Un padre per crescere

Dalla rubrica  info/psiche lui, Io Donna, allegato al Corriere della Sera, novembre 2000

E’ possibile scrivere a Claudio Risé, rubrica Psiche lui, Io donna, RCS Periodici, via Rizzoli 4, 20132, Milano

oppure collegandosi al sito www.claudio-rise.it 

 


Oggi i congedi di paternità sono possibili solo per i genitori che accudiscono i neonati. Invece andrebbero previsti più avanti, per seguire i figli nella delicata fase della pubertà.

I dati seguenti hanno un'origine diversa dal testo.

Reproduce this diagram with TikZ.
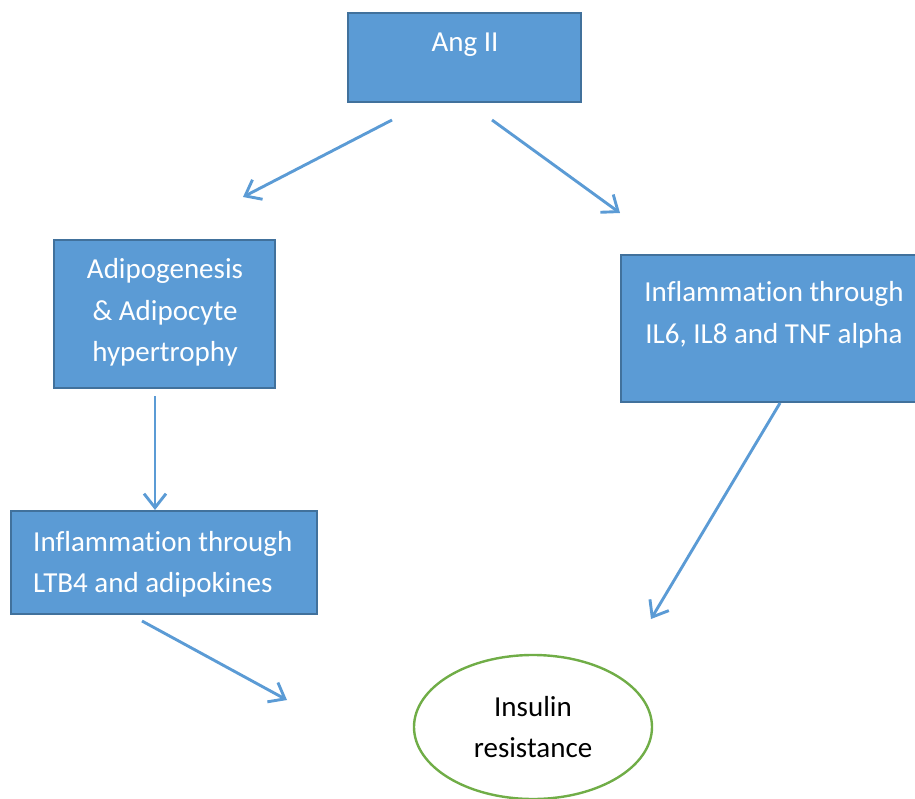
\documentclass[tikz,border=0pt]{standalone}
\usepackage{fontspec}
\setmainfont{Carlito}[Ligatures=NoCommon]
\usetikzlibrary{arrows.meta,shapes.geometric}
\definecolor{boxfill}{HTML}{5B9BD5}
\definecolor{boxline}{HTML}{41719C}
\definecolor{arrowc}{HTML}{5B9BD5}
\definecolor{ellline}{HTML}{70AD47}
\begin{document}
\begin{tikzpicture}[x=1pt,y=-1pt,
  box/.style={draw=boxline,fill=boxfill,line width=2pt,rectangle,inner sep=0pt},
  wtxt/.style={text=white,align=center,inner sep=0pt,anchor=base,font=\fontsize{29}{41}\selectfont},
  btxt/.style={text=black,align=center,inner sep=0pt,anchor=base,font=\fontsize{29}{41}\selectfont},
  conn/.style={draw=arrowc,line width=2.9pt,-{Straight Barb[length=14pt,width=22pt,line width=2.9pt]}},
  ell/.style={draw=ellline,line width=2.4pt,ellipse,inner sep=0pt,minimum width=238pt,minimum height=144pt}
]
\useasboundingbox (0,0) rectangle (915,799);
\begin{scope}
\clip (0,0) rectangle (915,799);
% boxes
\node[box,minimum width=233pt,minimum height=89pt] (ang) at (464.5,57.5) {};
\node[box,minimum width=221pt,minimum height=148pt] (adipo) at (164.5,314) {};
\node[box,minimum width=306pt,minimum height=103pt] (ltb) at (164,562.5) {};
\node[box,minimum width=306pt,minimum height=147pt] (il) at (774,328.5) {};
\node[ell] (ins) at (533,727) {};
% texts (anchor=base is the baseline of the last line)
\node[wtxt] (angt) at (465,51.7) {Ang II};
\node[wtxt] (adipot) at (165,361) {Adipogenesis\\\& Adipocyte\\hypertrophy};
\node[wtxt,align=left,anchor=base west] (ltbt) at (33,592) {Inflammation through\\LTB4 and adipokines};
\node[wtxt] (ilt) at (774,343) {Inflammation through\\IL6, IL8 and TNF alpha};
\node[btxt] (inst) at (533,757) {Insulin\\resistance};
% connectors
\coordinate (a1s) at (392,120); \coordinate (a1e) at (243,197);
\coordinate (a2s) at (492,120); \coordinate (a2e) at (620,213);
\coordinate (a3s) at (155,396); \coordinate (a3e) at (155,510);
\coordinate (a4s) at (142,621); \coordinate (a4e) at (287,700);
\coordinate (a5s) at (780,403); \coordinate (a5e) at (651,619);
\draw[conn] (a1s) -- (a1e);
\draw[conn] (a2s) -- (a2e);
\draw[conn] (a3s) -- (a3e);
\draw[conn] (a4s) -- (a4e);
\draw[conn] (a5s) -- (a5e);
\end{scope}
\end{tikzpicture}
\end{document}
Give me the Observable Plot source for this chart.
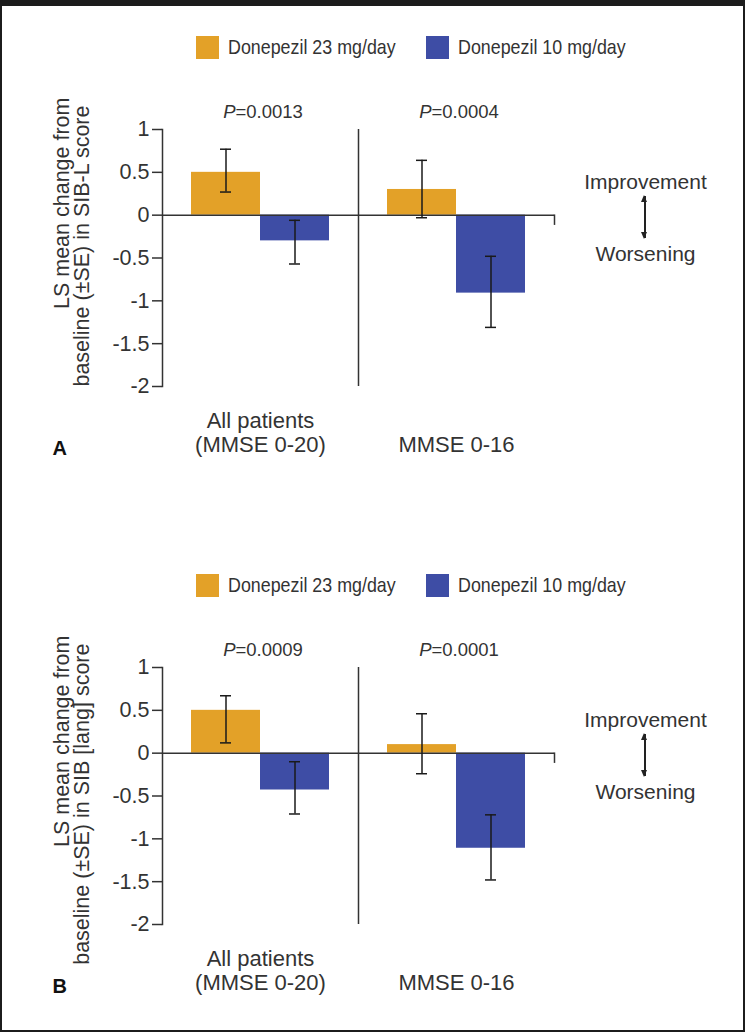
<!DOCTYPE html>
<html>
<head>
<meta charset="utf-8">
<script src="https://cdn.jsdelivr.net/npm/d3@7"></script>
<script src="https://cdn.jsdelivr.net/npm/@observablehq/plot@0.6"></script>
<style>
  html, body { margin: 0; padding: 0; background: #fff; }
  body { position: relative; width: 745px; height: 1032px; overflow: hidden;
         font-family: "Liberation Sans", Arial, sans-serif; color: #333; }
  #border { position: absolute; left: 0; top: 0; width: 745px; height: 1032px; box-sizing: border-box;
            border: 2px solid #1c1c1c; border-top-width: 6px; pointer-events: none; z-index: 10; }
  .panel { position: absolute; left: 0; width: 745px; height: 520px; }
  .chart { position: absolute; left: 0; top: 80px; }
  .legend-item { position: absolute; top: 35px; height: 24px; display: flex; align-items: center; white-space: nowrap; }
  .swatch { width: 23px; height: 23px; margin-right: 9px; flex: none; }
  .legend-text { font-size: 21px; color: #333; display: inline-block; transform: scaleX(0.85); transform-origin: left center; }
  .arrow { position: absolute; left: 644px; width: 1.6px; background: #222; }
  .arrow::before, .arrow::after { content: ""; position: absolute; left: -2.7px; border-left: 3.5px solid transparent; border-right: 3.5px solid transparent; }
  .arrow::before { top: -1px; border-bottom: 7px solid #222; }
  .arrow::after { bottom: -1px; border-top: 7px solid #222; }
</style>
</head>
<body>
<div id="border"></div>
<div id="panelA" class="panel" style="top:0px"></div>
<div id="panelB" class="panel" style="top:538px"></div>
<script>
// ---------- data ----------
const groups = ["All patients (MMSE 0-20)", "MMSE 0-16"];
const groupLine1 = ["All patients", ""];
const groupLine2 = ["(MMSE 0-20)", "MMSE 0-16"];
const treatments = ["Donepezil 23 mg/day", "Donepezil 10 mg/day"];
const colors = ["#E3A128", "#3E4DA5"];

const yDomain = [-2, 1];
const yTicks = [1, 0.5, 0, -0.5, -1, -1.5, -2];
const yTickLabels = ["1", "0.5", "0", "-0.5", "-1", "-1.5", "-2"];

// Panel A (SIB-L)
const meanA23 = [0.50, 0.30];
const loA23   = [0.27, -0.03];
const hiA23   = [0.77, 0.64];
const meanA10 = [-0.30, -0.91];
const loA10   = [-0.57, -1.31];
const hiA10   = [-0.06, -0.48];
const pValuesA = ["=0.0013", "=0.0004"];
const yLabelA = ["LS mean change from", "baseline (\u00b1SE) in SIB-L score"];

// Panel B (SIB [lang])
const meanB23 = [0.50, 0.10];
const loB23   = [0.12, -0.24];
const hiB23   = [0.67, 0.46];
const meanB10 = [-0.43, -1.11];
const loB10   = [-0.71, -1.48];
const hiB10   = [-0.10, -0.72];
const pValuesB = ["=0.0009", "=0.0001"];
const yLabelB = ["LS mean change from", "baseline (\u00b1SE) in SIB [lang] score"];

const direction = ["Improvement", "Worsening"];

// ---------- drawing ----------
function buildRows(m23, l23, h23, m10, l10, h10) {
  const rows = [];
  groups.forEach((g, i) => {
    rows.push({group: g, treatment: treatments[0], value: m23[i], lo: l23[i], hi: h23[i]});
    rows.push({group: g, treatment: treatments[1], value: m10[i], lo: l10[i], hi: h10[i]});
  });
  return rows;
}

function drawPanel(el, letter, rows, pValues, yLabel) {
  const lefts = [196, 426];
  treatments.forEach((t, i) => {
    const item = document.createElement("div");
    item.className = "legend-item";
    item.style.left = lefts[i] + "px";
    item.innerHTML = `<div class="swatch" style="background:${colors[i]}"></div><span class="legend-text">${t}</span>`;
    el.appendChild(item);
  });

  const textColor = "#333";
  const lineColor = "#333";
  const W = 745, H = 400, mT = 49, mB = 94;
  const innerH = H - mT - mB;
  // position of the zero baseline inside the frame (for the small end tick of the x axis)
  const zeroFromTop = innerH * (yDomain[1] - 0) / (yDomain[1] - yDomain[0]);
  const tickLen = 9;

  const plot = Plot.plot({
    width: W,
    height: H,
    marginLeft: 162,
    marginRight: 191,
    marginTop: mT,
    marginBottom: mB,
    style: {fontFamily: "'Liberation Sans', Arial, sans-serif", fontSize: "21.5px", color: textColor, background: "transparent", overflow: "visible"},
    fx: {domain: groups, padding: 0, axis: null},
    x: {domain: treatments, paddingInner: 0, paddingOuter: 0.41, axis: null},
    y: {domain: yDomain, axis: null},
    color: {domain: treatments, range: colors},
    marks: [
      Plot.barY(rows, {fx: "group", x: "treatment", y: "value", fill: "treatment"}),
      Plot.ruleY([0], {stroke: lineColor, strokeWidth: 1.5}),
      Plot.ruleX(rows, {fx: "group", x: "treatment", y1: "lo", y2: "hi", stroke: "#1a1a1a", strokeWidth: 1.5}),
      Plot.tickY(rows, {fx: "group", x: "treatment", y: "lo", stroke: "#1a1a1a", strokeWidth: 1.5, insetLeft: 29, insetRight: 29}),
      Plot.tickY(rows, {fx: "group", x: "treatment", y: "hi", stroke: "#1a1a1a", strokeWidth: 1.5, insetLeft: 29, insetRight: 29}),
      Plot.axisY({ticks: yTicks, tickFormat: (d) => yTickLabels[yTicks.indexOf(d)], tickSize: 10, tickPadding: 3,
                  label: null, stroke: lineColor, strokeWidth: 1.5, fontSize: 21.5, fill: textColor}),
      // y axis line (left edge of the whole frame)
      Plot.frame({anchor: "left", facet: "super", stroke: lineColor, strokeWidth: 1.5}),
      // small tick at the right end of the zero axis
      Plot.frame({anchor: "right", facet: "super", stroke: lineColor, strokeWidth: 1.5,
                  insetTop: zeroFromTop, insetBottom: innerH - zeroFromTop - tickLen}),
      // vertical divider between the two patient groups: centre of the whole frame, full frame height (y 1 to -2)
      Plot.ruleX([groups[1]], {facet: "super", x: null, stroke: lineColor, strokeWidth: 1.5}),
      Plot.text(groups, {fx: (d) => d, text: () => "P", frameAnchor: "top", dy: -12, dx: -25, textAnchor: "end",
                         lineAnchor: "bottom", fontStyle: "italic", fontSize: 18.5, fill: textColor}),
      Plot.text(groups, {fx: (d) => d, text: (d, i) => pValues[i], frameAnchor: "top", dy: -12, dx: -25, textAnchor: "start",
                         lineAnchor: "bottom", fontSize: 18.5, fill: textColor}),
      Plot.text(groups, {fx: (d) => d, text: (d, i) => groupLine1[i], frameAnchor: "bottom", dy: 41,
                         lineAnchor: "bottom", fontSize: 22, fill: textColor}),
      Plot.text(groups, {fx: (d) => d, text: (d, i) => groupLine2[i], frameAnchor: "bottom", dy: 65,
                         lineAnchor: "bottom", fontSize: 22, fill: textColor}),
      Plot.text([yLabel[0]], {fx: () => groups[0], text: (d) => d, frameAnchor: "left", rotate: -90, dx: -94, dy: -160.5,
                              textAnchor: "end", lineAnchor: "bottom", fontSize: 21.5, fill: textColor}),
      Plot.text([yLabel[1]], {fx: () => groups[0], text: (d) => d, frameAnchor: "left", rotate: -90, dx: -74, dy: -152.5,
                              textAnchor: "end", lineAnchor: "bottom", fontSize: 21.5, fill: textColor}),
      Plot.text([direction[0]], {fx: () => groups[1], text: (d) => d, frameAnchor: "right", dx: 91, dy: -69.5,
                                 textAnchor: "middle", lineAnchor: "bottom", fontSize: 21, fill: textColor}),
      Plot.text([direction[1]], {fx: () => groups[1], text: (d) => d, frameAnchor: "right", dx: 91, dy: 2.5,
                                 textAnchor: "middle", lineAnchor: "bottom", fontSize: 21, fill: textColor}),
      Plot.text([letter], {fx: () => groups[0], text: (d) => d, frameAnchor: "bottom-left", dx: -110, dy: 68,
                           textAnchor: "start", lineAnchor: "bottom", fontSize: 20, fontWeight: "bold", fill: "#111"})
    ]
  });
  const wrap = document.createElement("div");
  wrap.className = "chart";
  wrap.appendChild(plot);
  el.appendChild(wrap);

  const arrow = document.createElement("div");
  arrow.className = "arrow";
  arrow.style.top = "196px";
  arrow.style.height = "42px";
  el.appendChild(arrow);
}

drawPanel(document.getElementById("panelA"), "A",
  buildRows(meanA23, loA23, hiA23, meanA10, loA10, hiA10), pValuesA, yLabelA);
drawPanel(document.getElementById("panelB"), "B",
  buildRows(meanB23, loB23, hiB23, meanB10, loB10, hiB10), pValuesB, yLabelB);
</script>
</body>
</html>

«Leggo con sconcerto sui giornali che la Francia (come già succede nei Paesi scandinavi) si prepara ad approvare i permessi di paternità; i neogenitori avranno diritto a 15 giorni di congedo retribuito per la nascita dei figli. L’esperienza mi ha invece insegnato che la presenza del padre, sempre utile, diventa indispensabile quando i bambini crescono e hanno bisogno di una forte presenza che insegni loro a camminare con le proprie gambe. I permessi di paternità dovrebbero essere consentiti, anzi incentivati, proprio in quella fascia d’età. Le leggi di oggi purtroppo vanno nella direzione opposta e favoriscono la trasformazione dei padri in “mammi”, nell’erronea convinzione che le funzioni materne e paterne siano intercambiabili. Dalle sue risposte mi sembra che lei sia d’accordo. Non ha mai pensato di promuovere, insieme ad altri, una legge d’iniziativa popolare su questo tema? Forse non riuscirà a fermare la deriva, ma almeno si smetterà con l’apologia dei “mammi”, una sciocchezza conformista e dannosa».

Armando, Incisa Valdarno


Caro amico, compito di questa pagina non è promuovere leggi ma riflessioni. Se qualcuna di esse aiuterà il legislatore a capire che i permessi di paternità servono soprattutto a partire dagli undici-dodici anni, e non a uno o due, potremo dirci soddisfatti. Per certi versi è davvero difficile capire l’insistenza di alcuni governi occidentali nell’incentivare la sostituzione del padre alla madre nel primo periodo della vita. Tanto più che abbondante è ormai il materiale clinico che dimostra con chiarezza la relazione tra disturbi psicologici gravi e in crescente aumento (come quelli nei comportamenti alimentari) e la privazione di una sufficiente relazione col corpo della madre nella fase subito dopo la nascita, così decisiva per lo sviluppo dell’individuo. Quanto all’importanza del padre negli anni della pubertà e dell’adolescenza, come figura di introduzione al mondo sociale, di addestramento allo sforzo, alle ferite che la vita infligge, non è certo una novità. Psicologia e antropologia hanno chiarito sin dall’inizio del Novecento come questa funzione sia specifica del padre, e debba essere svolta in particolare dalla preadolescenza in poi.
La crescente assenza del padre, il cui tempo libero, negli USA, è diminuito del 20 % dal 1930 al 1980 (e da allora si è ancora ridotto) ha contribuito alla sempre maggiore difficoltà dei giovani occidentali nell’affrontare le prove che la vita adulta fatalmente impone. Li ha resi più incapaci, come lei dice, di “stare in piedi da soli”. Ognuna delle due mancanze dunque, quella di una piena presenza materna subito dopo la nascita, e quella del padre dall’adolescenza in poi, ha una relazione diretta con le patologie più diffuse nella società occidentale, che ha anteposto le esigenze della produzione e dell’aumento del reddito, a quelle della salute psicofisica della famiglia. La ‘società’ però siamo tutti noi. L’invenzione del “mammo” (sostituibile con una nonna o una baby sitter), e la latitanza del padre (insostituibile) negli anni della formazione, provengono da una cultura miope ma bene accetta a genitori che antepongono gli interessi personali a quelli dei figli. Se i padri fossero meno inclini a trastullarsi con i neonati assecondando la moglie in carriera, e più consapevoli delle loro gravi responsabilità nei confronti della personalità in formazione, durante e dopo lo sviluppo, probabilmente i permessi di paternità per seguire il figlio adolescente sarebbero già realtà.